Now here's a title for a blog post: The Famous Five vs The Lone Pine Club. It's on the blog Unpopular Culture.
I shall resist the temptation to quote it in its entirety, and give you just a taste:
Enid Blyton is perhaps like The Beatles. Certainly she was massively globally successful and subsequently went through dips of critical and popular appeal, before becoming established again as a recognisable global brand whose enormous material success insists on being endlessly reproduced and extended.
I rather enjoy drawing this parallel partly because I know many Beatles devotees will prickle at the thought of any similarities in artistic merit between the two and partly because Lennon himself poked fun at the Famous Five in his ridiculous ‘In His Own Write’ book.
In hindsight I wonder if The Comic Strip were as much inspired by Lennon’s parody as anything.
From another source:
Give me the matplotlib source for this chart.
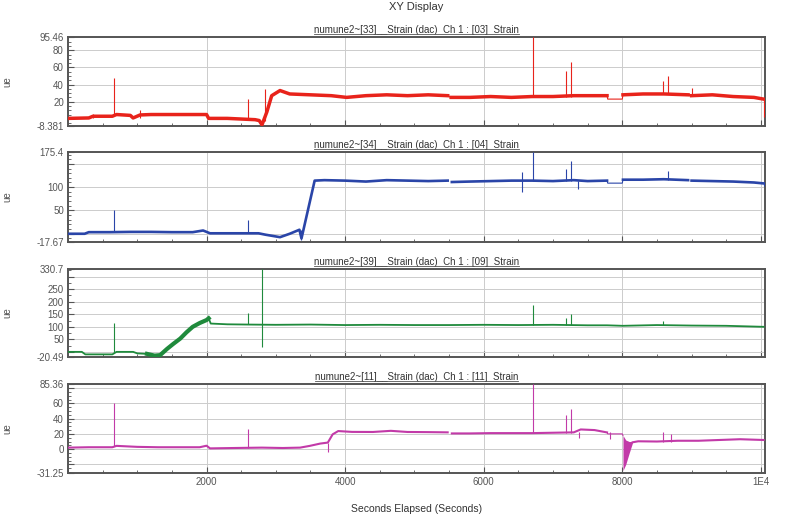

Certainly there is a similar smug assumed ‘cleverness’ that irritates me more in my fifties than it did in my late teens or early twenties. Others continue to find it charming, of course, and that is their prerogative.
In this imagined realm of children’s authors as 1960s pop groups then, if Blyton might be The Beatles, who would Malcolm Saville be? Certainly not The Stones and definitely not The Who. The Kinks perhaps?
Certainly I see Saville as doing something similar to The Kinks in terms of attempting to capture a world (specifically an England) that is dissolving even as they record it. There is too a shared sense of knowingness that what is being lost is in itself partially illusory. They both, at their best, mourn a mediated Englishness.
There's much else about the two authors in the post, which reminds me a little of an article I wrote for the Guardian website years ago.
The writer of Unpopular Culture like Saville's Rye books bests, whereas I'm a Stiperstones man. And he has written at least two other posts on Saville.
There's one on Jane's Country Year, which was Saville's favourite among his own books and shows the influence of Richard Jefferies' Bevis.
And a recent one on, amongst other things, one of the last of Saville's Lone Pine stories, Rye Royal.